René-Eustache, marquis d'Osmond (17 December 1751, Saint-Domingue – 22 February 1838, Paris) was a nobleman who served in the French Army and as a diplomat during the Bourbon Restoration.

== Family and early life ==
Born at Fort-Dauphin in Saint-Domingue, his father was Louis-Eustache d'Osmond (1718-1782), 3rd comte de Boitron, and his mother was Marie-Élisabeth née Cavelier de La Garenne.

He was sent to France to join the Army and after being commissioned as Sous-lieutenant in the cavalry Régiment de Chartres, in 1771 he was seconded to the Régiment de Bourgogne, promoted 1776 as Mestre-de-camp lieutenant en second (Major) in the Duke of Orléans' Dragoons, becoming Colonel en second of the regiment in 1780, and then Mestre-de-camp commandant (Colonel) of the Régiment de Barrois (Infantry) from 1 January 1784.

His uncle, Barnabé, comte d'Osmond (1716-1792), was Chamberlain of the Royal Orleans household and introduced him to the court of Louis Philippe I, Duke of Orléans (1725-1785). René-Eustache d'Osmond then became in regular attendance at the Castle of St Assisi, where the Royal Duke had taken up residence with his morganatic wife, Charlotte marquise de Montesson.

On 15 March 1778, when stationed with his regiment at Blanquefort, he married Hélène-Éléonore Dillon (1753-1831), a creole beauty from the Martinique family de Tascher. They had two children:
- Adélaïde-Charlotte-Louise-Éléonore, comtesse de Boigne (1781-1866), a celebrated diarist;
- Charles-Eustache-Gabriel (1787-1862), 2nd (styled 5th) marquis d'Osmond.

== Later career ==
In 1786 d'Osmond secured the purchase of the Armand-Joseph, duc de Charost's coal mining interests at Firminy and Roche-la-Molière, near Saint-Étienne, but his perceived business coup ran into difficulties from the outset since their smooth operation was hampered by local hostility. The French Revolutionaries supported the ransacking of mining businesses, and he tried in vain to obtain Constituent Assembly approval for his business concessions.

Fortuitously, he had resigned as Governor of Rouen in 1788 and entered French diplomatic service. He was appointed Minister Plenipotentiary to The Hague in 1789, then Ambassador to St Petersburg in 1790, where he replaced Louis-Philippe, comte de Ségur. However, he resigned following the flight to Varennes without ever occupying the post, and joined his family, who already emigrated to Switzerland in 1792.

His brother, Antoine-Eustache d'Osmond (Constitutional Bishop of Nancy), who had sided with the Emperor Napoleon, ensured that his name was removed from the list of emigrants enabling him to return to France during the régime of the First French Empire.

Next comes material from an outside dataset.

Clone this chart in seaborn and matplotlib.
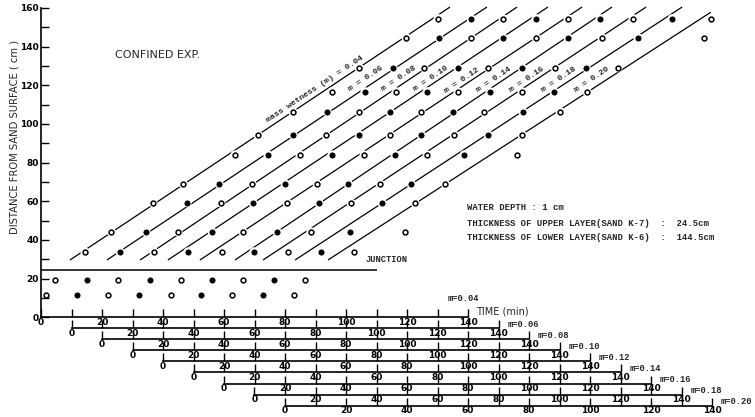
import numpy as np
import pandas as pd
import matplotlib
matplotlib.use("Agg")
import matplotlib.pyplot as plt
from matplotlib.ticker import MultipleLocator, FixedLocator
import seaborn as sns

# ---------------- data ----------------
wetness = [0.04, 0.06, 0.08, 0.10, 0.12, 0.14, 0.16, 0.18, 0.20]
# sensor depths (cm from sand surface)
depth_cm = [11.5, 19.3, 33.8, 44.2, 59.2, 69.0, 84.0, 94.4, 106.3, 116.7, 129.1, 144.6, 154.5]
# arrival time (min) on each series' own time axis, same order as depth_cm
t_m004 = [1.6, 4.6, 14.4, 23.0, 36.7, 46.6, 63.6, 71.1, 82.6, 95.4, 104.3, 119.7, 130.2]
t_m006 = [1.8, 5.1, 15.9, 24.4, 37.9, 48.4, 64.4, 72.6, 83.8, 96.2, 105.4, 120.5, 131.0]
t_m008 = [2.0, 5.2, 17.0, 24.9, 39.0, 49.2, 64.9, 73.4, 84.3, 96.4, 105.6, 121.0, 131.5]
t_m010 = [2.1, 5.7, 18.2, 26.1, 39.5, 50.0, 65.4, 74.3, 84.4, 96.6, 106.7, 121.5, 132.3]
t_m012 = [2.6, 5.9, 19.3, 26.2, 40.7, 50.5, 65.9, 74.4, 84.6, 96.7, 106.6, 122.3, 132.8]
t_m014 = [2.5, 6.1, 19.8, 27.4, 41.1, 50.7, 66.1, 74.6, 85.1, 97.2, 107.7, 122.8, 133.3]
t_m016 = [2.6, 6.2, 21.0, 28.5, 41.6, 51.1, 66.6, 75.4, 85.2, 97.7, 108.5, 123.9, 134.1]
t_m018 = [2.8, 6.4, 21.8, 31.3, 41.8, 51.3, 68.7, 76.6, 88.0, 98.2, 108.7, 125.7, 136.9]
t_m020 = [3.0, 6.6, 22.6, 39.3, 42.6, 52.5, 76.1, 77.7, 90.2, 99.0, 109.2, 137.4, 139.7]
times = [t_m004, t_m006, t_m008, t_m010, t_m012, t_m014, t_m016, t_m018, t_m020]
# each series' time axis starts this many minutes later on the common scale
axis_offset_min = [0, 10, 20, 30, 40, 50, 60, 70, 80]
hollow = [True, False, True, False, True, False, True, False, True]
# fitted wetting-front lines (own time) : start / end
line_depth_start = 29.6
line_t_start = [9.5, 11.6, 12.5, 11.6, 12.1, 13.6, 12.8, 13.3, 14.1]
line_t_end = [134.1, 136.2, 136.1, 136.2, 137.4, 137.2, 138.4, 140.2, 139.6]
line_depth_end = [160.5, 160.5, 160.5, 160.5, 160.5, 160.5, 160.5, 160.5, 157.8]
line_labels = ["mass wetness (m) = 0.04", "m = 0.06", "m = 0.08", "m = 0.10", "m = 0.12",
               "m = 0.14", "m = 0.16", "m = 0.18", "m = 0.20"]
label_x = [89.7, 106.6, 117.4, 127.9, 138.0, 148.5, 159.3, 169.8, 180.7]
label_y = [118.2, 123.4, 123.4, 123.4, 122.4, 122.9, 122.9, 122.9, 122.9]
junction_depth = 24.5
junction_end_t = 110.0
time_ticks = [0, 20, 40, 60, 80, 100, 120, 140]
time_minor = [10, 30, 50, 70, 90, 110, 130]
depth_ticks = [0, 20, 40, 60, 80, 100, 120, 140, 160]
depth_minor = [10, 30, 50, 70, 90, 110, 130, 150]

# ---------------- table ----------------
rows = []
for k, m in enumerate(wetness):
    for d, t in zip(depth_cm, times[k]):
        rows.append(dict(m=m, depth=d, t=t, t_plot=t + axis_offset_min[k], hollow=hollow[k],
                         lower=d > junction_depth))
df = pd.DataFrame(rows)

# ---------------- style ----------------
sns.set_theme(style="ticks")
plt.rcParams["font.family"] = ["DejaVu Sans"]
plt.rcParams["axes.facecolor"] = "white"

W, H = 755, 417
PXMIN = 3.05          # px per minute
fig = plt.figure(figsize=(W / 100, H / 100), dpi=100)
fig.patch.set_facecolor("white")

y0_px = 317.2
ax = fig.add_axes([41 / W, (H - y0_px) / H, 714 / W, (y0_px - 8) / H])
ax.set_xlim(0, 714 / PXMIN)
ax.set_ylim(0, 160)
ax.patch.set_alpha(0)

TICK_LEN = 5.8
tick_font = dict(fontsize=6.5, fontweight="bold")


def style_time_axis(a):
    a.set_xticks(time_ticks)
    a.set_xticklabels([str(v) for v in time_ticks], **tick_font)
    a.xaxis.set_minor_locator(FixedLocator(time_minor))
    a.tick_params(axis="x", which="both", direction="in", length=TICK_LEN, width=1.0,
                  pad=0.5, colors="black")
    a.spines["bottom"].set_bounds(0, 140)
    a.spines["bottom"].set_linewidth(1.2)
    a.spines["bottom"].set_color("black")


for s in ["top", "right"]:
    ax.spines[s].set_visible(False)
style_time_axis(ax)
ax.set_yticks(depth_ticks)
ax.set_yticklabels([str(v) for v in depth_ticks], **tick_font)
ax.yaxis.set_minor_locator(FixedLocator(depth_minor))
ax.tick_params(axis="y", which="both", direction="in", length=TICK_LEN, width=1.0, pad=1.5,
               colors="black")
ax.spines["left"].set_bounds(0, 160)
ax.spines["left"].set_linewidth(1.2)
ax.spines["left"].set_color("black")

# staggered time axes for m = 0.06 ... 0.20
mono = ["Liberation Mono", "DejaVu Sans Mono"]
for k in range(1, len(wetness)):
    left = 41 + axis_offset_min[k] * PXMIN
    bottom = y0_px + 11.05 * k
    sax = fig.add_axes([left / W, (H - bottom) / H, 140 * PXMIN / W, 8 / H])
    sax.set_xlim(0, 140)
    sax.set_ylim(0, 1)
    sax.patch.set_alpha(0)
    for s in ["top", "right", "left"]:
        sax.spines[s].set_visible(False)
    sax.set_yticks([])
    style_time_axis(sax)
    sax.text(143, 0.45, f"m={wetness[k]:.2f}", fontsize=6.3, fontweight="bold",
             family=mono, ha="left", va="center")

ax.text(133.4, 9.9, f"m={wetness[0]:.2f}", fontsize=6.3, fontweight="bold", family=mono,
        ha="left", va="center")
ax.text(142.6, 2.7, "TIME (min)", fontsize=7, family=["Liberation Sans Narrow", "DejaVu Sans"],
        ha="left", va="center")

# fitted lines
for k in range(len(wetness)):
    off = axis_offset_min[k]
    ax.plot([line_t_start[k] + off, line_t_end[k] + off],
            [line_depth_start, line_depth_end[k]], color="black", lw=0.9, zorder=2,
            solid_capstyle="butt", clip_on=False)

# white gaps around points, then the points
lower = df[df.lower]
sns.scatterplot(data=lower, x="t_plot", y="depth", s=42, color="white", edgecolor="none",
                ax=ax, zorder=3, legend=False, clip_on=False)
sns.scatterplot(data=df[df.hollow], x="t_plot", y="depth", s=12, color="white",
                edgecolor="black", linewidth=1.1, ax=ax, zorder=4, legend=False, clip_on=False)
sns.scatterplot(data=df[~df.hollow], x="t_plot", y="depth", s=14, color="black",
                edgecolor="black", linewidth=0.6, ax=ax, zorder=4, legend=False, clip_on=False)
ax.set_xlabel("")
ax.set_ylabel("")

# junction
ax.hlines(junction_depth, 0, junction_end_t, color="black", lw=1.1, zorder=2)
ax.text(106.5, 29.6, "JUNCTION", fontsize=6.3, fontweight="bold", family=mono,
        ha="left", va="center")

# line labels
for k in range(len(wetness)):
    ax.text(label_x[k], label_y[k], line_labels[k], fontsize=6, fontweight="bold",
            family=mono, rotation=33.6, rotation_mode="anchor", ha="center", va="center",
            zorder=5)

# titles / notes
narrow = ["Liberation Sans Narrow", "DejaVu Sans"]
fig.text(15 / W, 1 - 137.5 / H, "DISTANCE FROM SAND SURFACE ( cm )", rotation=90,
         fontsize=7.2, family=narrow, ha="center", va="center")
fig.text(158 / W, 1 - 55 / H, "CONFINED EXP.", fontsize=8, family=narrow,
         ha="center", va="center")
notes = ["WATER DEPTH : 1 cm",
         "THICKNESS OF UPPER LAYER(SAND K-7)  :  24.5cm",
         "THICKNESS OF LOWER LAYER(SAND K-6)  :  144.5cm"]
for txt, ypx in zip(notes, [208, 223.5, 238]):
    fig.text(467 / W, 1 - ypx / H, txt, fontsize=6.4, fontweight="bold", family=mono,
             ha="left", va="center")

fig.savefig("out.png", dpi=100, facecolor="white")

On 17 August 1815, King Louis XVIII appointed him a Lieutenant-General of the Army as well as a hereditary peer. He was then posted as French Ambassador to Turin (1814-1815) and then to London (November 1815-January 1819). He was created a marquis and peer of France by Royal decree, dated 31 August 1817 (in the title previously held by a senior branch of the d'Osmond family, extinct 1771).

In 1814, he was restored to the rights of his coal mining interests, but short of working capital and know-how, he exchanged them for a percentage of shares in the new Compagnie des Mines de Roche-Firminy.